= Short exercise =
Exactly reproduce the lines that run from the one containing "Convert this chart to matplotlib code." through the one containing "dtmr_bram_tilt = [2.95e-9, 4.4e-12]", ends included, with no pictures.

(Figure scripts)

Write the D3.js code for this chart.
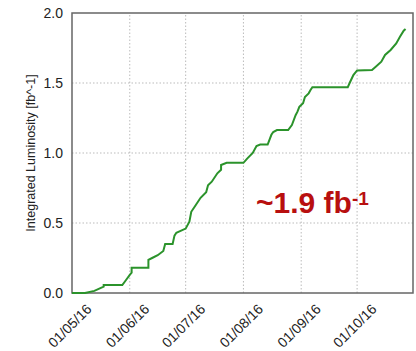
<!DOCTYPE html>
<html><head><meta charset="utf-8">
<script src="https://cdn.jsdelivr.net/npm/d3@7"></script>
<style>body{margin:0;background:#fff}svg{display:block}</style>
</head><body>
<script>
const dates = ["2016-05-01","2016-05-08","2016-05-13","2016-05-18","2016-05-18","2016-05-28","2016-05-30","2016-06-01","2016-06-02","2016-06-02","2016-06-11","2016-06-11","2016-06-13","2016-06-16","2016-06-19","2016-06-20","2016-06-24","2016-06-25","2016-06-26","2016-07-01","2016-07-03","2016-07-04","2016-07-06","2016-07-09","2016-07-12","2016-07-13","2016-07-15","2016-07-18","2016-07-20","2016-07-20","2016-07-23","2016-08-01","2016-08-03","2016-08-06","2016-08-08","2016-08-10","2016-08-14","2016-08-16","2016-08-17","2016-08-19","2016-08-25","2016-08-27","2016-08-29","2016-08-30","2016-08-31","2016-09-02","2016-09-03","2016-09-05","2016-09-06","2016-09-07","2016-09-26","2016-09-27","2016-09-29","2016-10-01","2016-10-09","2016-10-11","2016-10-14","2016-10-16","2016-10-19","2016-10-22","2016-10-24","2016-10-26","2016-10-27"];
const lumi = [0,0,0.015,0.045,0.057,0.057,0.093,0.13,0.145,0.18,0.18,0.236,0.25,0.27,0.30,0.35,0.35,0.41,0.43,0.46,0.51,0.58,0.62,0.68,0.72,0.77,0.795,0.855,0.88,0.914,0.93,0.93,0.96,1.0,1.05,1.06,1.06,1.13,1.15,1.164,1.164,1.2,1.27,1.295,1.33,1.355,1.40,1.426,1.45,1.47,1.47,1.50,1.557,1.59,1.593,1.616,1.652,1.70,1.736,1.783,1.83,1.874,1.886];
const xTickDates = ["2016-05-01","2016-06-01","2016-07-01","2016-08-01","2016-09-01","2016-10-01"];
const xTickLabels = ["01/05/16","01/06/16","01/07/16","01/08/16","01/09/16","01/10/16"];
const yTicks = [0,0.5,1.0,1.5,2.0];
const yTitle = "Integrated Luminosity [fb^-1]";
const annotationMain = "~1.9 fb";
const annotationSup = "-1";

const W = 416, H = 351;
const m = {left:72, right:3, top:13, bottom:58};
const parse = d3.utcParse("%Y-%m-%d");
const data = dates.map((d,i)=>({t:parse(d), v:lumi[i]}));

const svg = d3.select("body").append("svg").attr("width",W).attr("height",H);
const x = d3.scaleUtc().domain([parse("2016-05-01"), parse("2016-10-31")]).range([m.left, W-m.right]);
const y = d3.scaleLinear().domain([0,2]).range([H-m.bottom, m.top]);

const font = "Liberation Sans, Arial, sans-serif";

// grid
svg.append("g").selectAll("line").data(xTickDates.slice(1)).join("line")
  .attr("x1",d=>x(parse(d))).attr("x2",d=>x(parse(d)))
  .attr("y1",y(0)).attr("y2",y(2))
  .attr("stroke","#bbb").attr("stroke-width",1).attr("stroke-dasharray","1.5,2");
svg.append("g").selectAll("line").data(yTicks.filter(v=>v>0&&v<2)).join("line")
  .attr("x1",x.range()[0]).attr("x2",x.range()[1])
  .attr("y1",d=>y(d)).attr("y2",d=>y(d))
  .attr("stroke","#bbb").attr("stroke-width",1).attr("stroke-dasharray","1.5,2");

// y axis
const yAxis = svg.append("g").attr("transform",`translate(${m.left},0)`)
  .call(d3.axisLeft(y).tickValues(yTicks).tickFormat(d3.format(".1f")).tickSize(0).tickPadding(9));
yAxis.select(".domain").remove();
yAxis.selectAll("text").attr("font-family",font).attr("font-size",14).attr("fill","#222");

// x axis
const xAxis = svg.append("g").attr("transform",`translate(0,${y(0)})`)
  .call(d3.axisBottom(x).tickValues(xTickDates.map(parse)).tickFormat((d,i)=>xTickLabels[i]).tickSize(0));
xAxis.select(".domain").remove();
xAxis.selectAll("text").attr("font-family",font).attr("font-size",14).attr("fill","#222")
  .attr("text-anchor","end").attr("dy",0).attr("y",0)
  .attr("transform","translate(20,17) rotate(-45)");

// frame
svg.append("rect").attr("x",x.range()[0]).attr("y",y(2))
  .attr("width",x.range()[1]-x.range()[0]).attr("height",y(0)-y(2))
  .attr("fill","none").attr("stroke","#666").attr("stroke-width",1.5);

// line
svg.append("path").datum(data)
  .attr("d", d3.line().x(d=>x(d.t)).y(d=>y(d.v)))
  .attr("fill","none").attr("stroke","#2b932b").attr("stroke-width",2);

// y title
svg.append("text").attr("transform",`translate(35,${(y(0)+y(2))/2}) rotate(-90)`)
  .attr("text-anchor","middle").attr("font-family",font).attr("font-size",12.5).attr("fill","#222")
  .text(yTitle);

// annotation
const ann = svg.append("text").attr("x",256).attr("y",213)
  .attr("font-family",font).attr("font-weight","bold").attr("font-size",30).attr("fill","#b80f0f");
ann.append("tspan").text(annotationMain);
ann.append("tspan").attr("font-size",19).attr("dy",-8).text(annotationSup);
</script>
</body></html>
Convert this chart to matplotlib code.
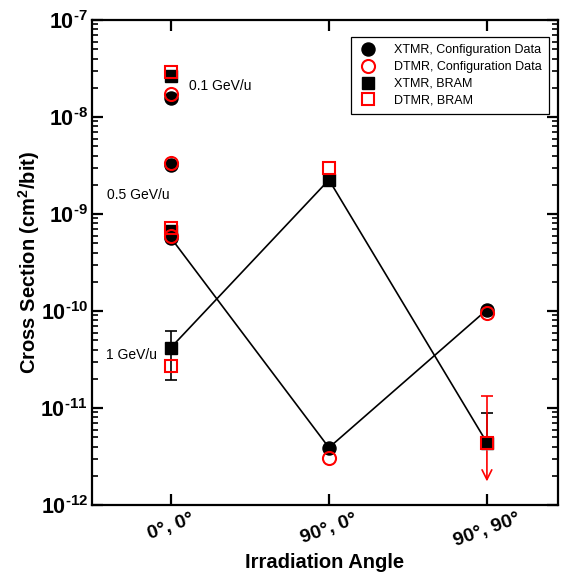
import math
import matplotlib
matplotlib.use("Agg")
import matplotlib.pyplot as plt
from matplotlib.lines import Line2D
from matplotlib.ticker import FixedLocator, FuncFormatter, NullFormatter

plt.rcParams["font.family"] = ["Liberation Sans", "DejaVu Sans"]
plt.rcParams["mathtext.fontset"] = "custom"
plt.rcParams["mathtext.rm"] = "Liberation Sans:bold"
plt.rcParams["mathtext.bf"] = "Liberation Sans:bold"
plt.rcParams["mathtext.default"] = "bf"

# ---- data -------------------------------------------------------------
angle_labels = ["0°, 0°", "90°, 0°", "90°, 90°"]
angle_pos = [1, 2, 3]
energy_labels = ["0.1 GeV/u", "0.5 GeV/u", "1 GeV/u"]

# normal incidence (0°, 0°) for the three beam energies
xtmr_cfg_normal = [1.57e-8, 3.2e-9, 5.66e-10]
dtmr_cfg_normal = [1.73e-8, 3.36e-9, 5.9e-10]
xtmr_bram_normal = [2.65e-8, 6.7e-10, 4.2e-11]
dtmr_bram_normal = [2.9e-8, 7.2e-10, 2.74e-11]

# 1 GeV/u at the tilted orientations (90°, 0°) and (90°, 90°)
xtmr_cfg_tilt = [3.9e-12, 1.03e-10]
dtmr_cfg_tilt = [3.05e-12, 9.6e-11]
xtmr_bram_tilt = [2.25e-9, 4.4e-12]
dtmr_bram_tilt = [2.95e-9, 4.4e-12]

# uncertainties
xtmr_bram_1gev_range = [1.95e-11, 6.2e-11]
xtmr_bram_9090_upper = 8.9e-12
dtmr_bram_9090_upper = 1.33e-11
dtmr_bram_9090_limit = 1.75e-12

# decades shown on the y axis
decade_exps = [-12, -11, -10, -9, -8, -7]

# ---- figure -----------------------------------------------------------
W, H = 566, 577
fig = plt.figure(figsize=(W / 100, H / 100), dpi=100)
ax = fig.add_axes([92 / W, 1 - 505 / H, (558 - 92) / W, (505 - 20) / H])
ax.set_yscale("log")
ax.set_ylim(10.0 ** decade_exps[0], 10.0 ** decade_exps[-1])
ax.set_xlim(0.5, 3.45)

RED = "#ff0000"
ms_c = 9.4
ms_s = 8.6

tilt_pos = angle_pos[1:]

# connecting lines (1 GeV/u XTMR series)
ax.plot([angle_pos[0]] + tilt_pos, [xtmr_cfg_normal[2]] + xtmr_cfg_tilt,
        color="black", lw=1.2, zorder=2)
ax.plot([angle_pos[0]] + tilt_pos, [xtmr_bram_normal[2]] + xtmr_bram_tilt,
        color="black", lw=1.2, zorder=2)

# error bars
ax.errorbar([angle_pos[0]], [xtmr_bram_normal[2]],
            yerr=[[xtmr_bram_normal[2] - xtmr_bram_1gev_range[0]],
                  [xtmr_bram_1gev_range[1] - xtmr_bram_normal[2]]],
            fmt="none", ecolor="black", elinewidth=1.2, capsize=4, capthick=1.2, zorder=3)
ax.errorbar([angle_pos[2]], [xtmr_bram_tilt[1]],
            yerr=[[0], [xtmr_bram_9090_upper - xtmr_bram_tilt[1]]],
            fmt="none", ecolor="black", elinewidth=1.2, capsize=4.2, capthick=1.2, zorder=3)
ax.errorbar([angle_pos[2]], [dtmr_bram_tilt[1]],
            yerr=[[0], [dtmr_bram_9090_upper - dtmr_bram_tilt[1]]],
            fmt="none", ecolor=RED, elinewidth=1.2, capsize=4, capthick=1.2, zorder=4)
ax.annotate("", xy=(angle_pos[2], dtmr_bram_9090_limit),
            xytext=(angle_pos[2], dtmr_bram_tilt[1]),
            arrowprops=dict(arrowstyle="->,head_length=0.5,head_width=0.25",
                            color=RED, lw=1.2,
                            mutation_scale=14, shrinkA=6, shrinkB=0),
            zorder=4)

# markers at normal incidence
x0 = [angle_pos[0]] * 3
ax.plot(x0, xtmr_cfg_normal, "o", ms=ms_c, color="black", zorder=5)
ax.plot(x0, dtmr_cfg_normal, "o", ms=ms_c, mfc="none", mec=RED, mew=1.5, zorder=6)
ax.plot(x0, xtmr_bram_normal, "s", ms=ms_s, color="black", zorder=5)
ax.plot(x0, dtmr_bram_normal, "s", ms=ms_s, mfc="none", mec=RED, mew=1.5, zorder=6)

# markers at tilted orientations
ax.plot(tilt_pos, xtmr_cfg_tilt, "o", ms=ms_c, color="black", zorder=5)
ax.plot(tilt_pos, dtmr_cfg_tilt, "o", ms=ms_c, mfc="none", mec=RED, mew=1.5, zorder=6)
ax.plot(tilt_pos, xtmr_bram_tilt, "s", ms=ms_s, color="black", zorder=5)
ax.plot(tilt_pos, dtmr_bram_tilt, "s", ms=ms_s, mfc="none", mec=RED, mew=1.5, zorder=6)

# beam energy annotations
energy_text_pos = [(1.114, 2.09e-8), (0.595, 1.57e-9), (0.589, 3.5e-11)]
for (tx, ty), lab in zip(energy_text_pos, energy_labels):
    ax.text(tx, ty, lab, fontsize=10, ha="left", va="center")

# ---- axes styling -----------------------------------------------------
for sp in ax.spines.values():
    sp.set_linewidth(1.6)

ax.xaxis.set_major_locator(FixedLocator(angle_pos))
ax.set_xticklabels(angle_labels, rotation=20, ha="center",
                   fontsize=14, fontweight="bold")

major_y = [10.0 ** e for e in decade_exps]
minor_y = [m * 10.0 ** e for e in decade_exps[:-1] for m in range(2, 10)]
ax.yaxis.set_major_locator(FixedLocator(major_y))
ax.yaxis.set_minor_locator(FixedLocator(minor_y))
ax.yaxis.set_minor_formatter(NullFormatter())
ax.yaxis.set_major_formatter(FuncFormatter(
    lambda v, p: r"$\mathbf{10^{\text{-}%d}}$" % abs(round(math.log10(v)))))

ax.tick_params(which="both", direction="in", top=True, right=True, width=1.6)
ax.tick_params(which="major", length=8)
ax.tick_params(which="minor", length=4.5, width=1.2)
ax.tick_params(axis="y", which="major", labelsize=15.5, pad=3)
ax.tick_params(axis="x", which="major", pad=4)

ax.set_xlabel("Irradiation Angle", fontsize=14.5, fontweight="bold", labelpad=2)
ax.set_ylabel(r"Cross Section (cm$^{\mathbf{2}}$/bit)", fontsize=14.5,
              fontweight="bold", labelpad=-1)

# ---- legend -----------------------------------------------------------
handles = [
    Line2D([], [], ls="none", marker="o", ms=ms_c, color="black"),
    Line2D([], [], ls="none", marker="o", ms=ms_c, mfc="none", mec=RED, mew=1.5),
    Line2D([], [], ls="none", marker="s", ms=ms_s, color="black"),
    Line2D([], [], ls="none", marker="s", ms=ms_s, mfc="none", mec=RED, mew=1.5),
]
labels = ["XTMR, Configuration Data", "DTMR, Configuration Data",
          "XTMR, BRAM", "DTMR, BRAM"]
leg = ax.legend(handles, labels, loc="upper right",
                bbox_to_anchor=(549 / W, 1 - 37 / H), bbox_transform=fig.transFigure,
                fontsize=9, frameon=True, fancybox=False, framealpha=1,
                edgecolor="black", borderpad=0.6, labelspacing=0.38,
                handlelength=1.6, handletextpad=1.25, borderaxespad=0)
leg.get_frame().set_linewidth(0.9)

fig.savefig("out.png", dpi=100)
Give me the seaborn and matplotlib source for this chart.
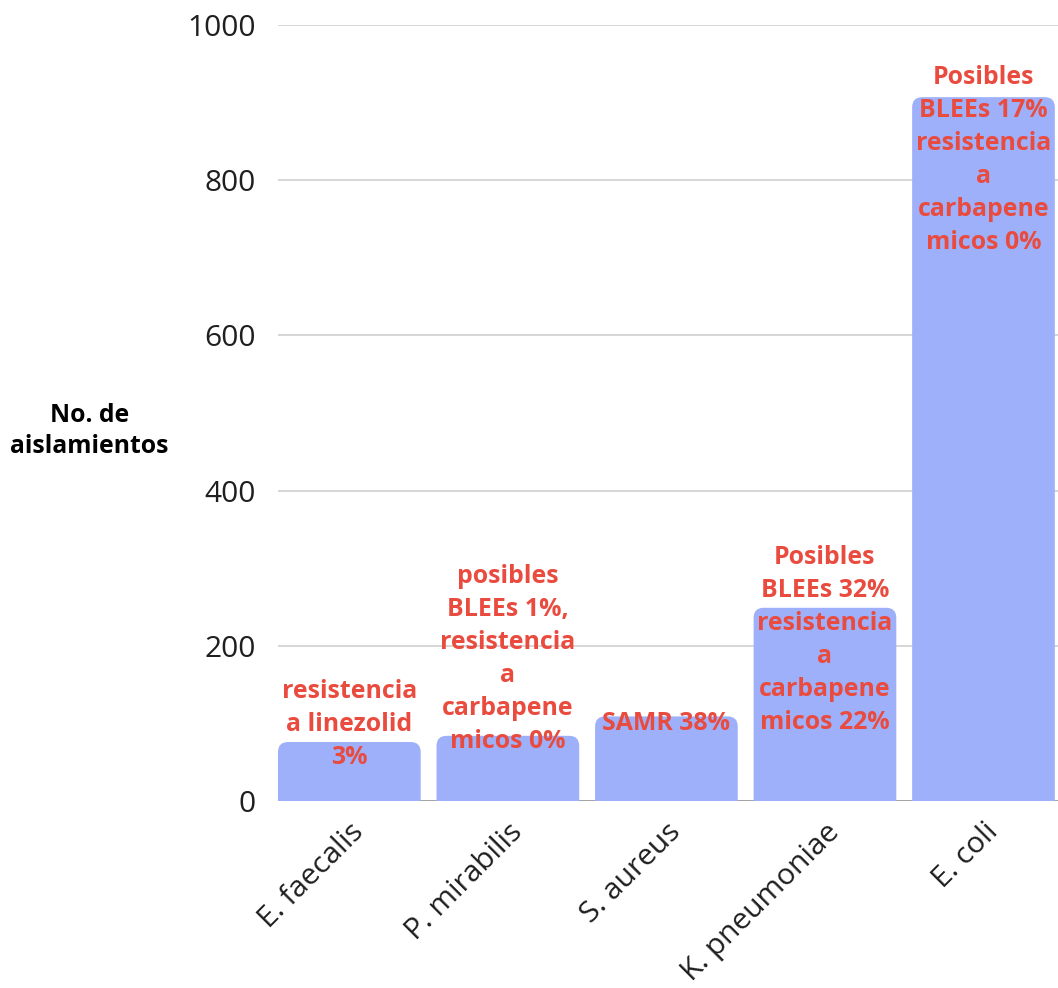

= Response to the task =
Convert this chart to matplotlib code.
import math
import matplotlib
matplotlib.use("Agg")
import matplotlib.pyplot as plt
from matplotlib.lines import Line2D
from matplotlib.ticker import FixedLocator, FuncFormatter, NullFormatter

plt.rcParams["font.family"] = ["Liberation Sans", "DejaVu Sans"]
plt.rcParams["mathtext.fontset"] = "custom"
plt.rcParams["mathtext.rm"] = "Liberation Sans:bold"
plt.rcParams["mathtext.bf"] = "Liberation Sans:bold"
plt.rcParams["mathtext.default"] = "bf"

# ---- data -------------------------------------------------------------
angle_labels = ["0°, 0°", "90°, 0°", "90°, 90°"]
angle_pos = [1, 2, 3]
energy_labels = ["0.1 GeV/u", "0.5 GeV/u", "1 GeV/u"]

# normal incidence (0°, 0°) for the three beam energies
xtmr_cfg_normal = [1.57e-8, 3.2e-9, 5.66e-10]
dtmr_cfg_normal = [1.73e-8, 3.36e-9, 5.9e-10]
xtmr_bram_normal = [2.65e-8, 6.7e-10, 4.2e-11]
dtmr_bram_normal = [2.9e-8, 7.2e-10, 2.74e-11]

# 1 GeV/u at the tilted orientations (90°, 0°) and (90°, 90°)
xtmr_cfg_tilt = [3.9e-12, 1.03e-10]
dtmr_cfg_tilt = [3.05e-12, 9.6e-11]
xtmr_bram_tilt = [2.25e-9, 4.4e-12]
dtmr_bram_tilt = [2.95e-9, 4.4e-12]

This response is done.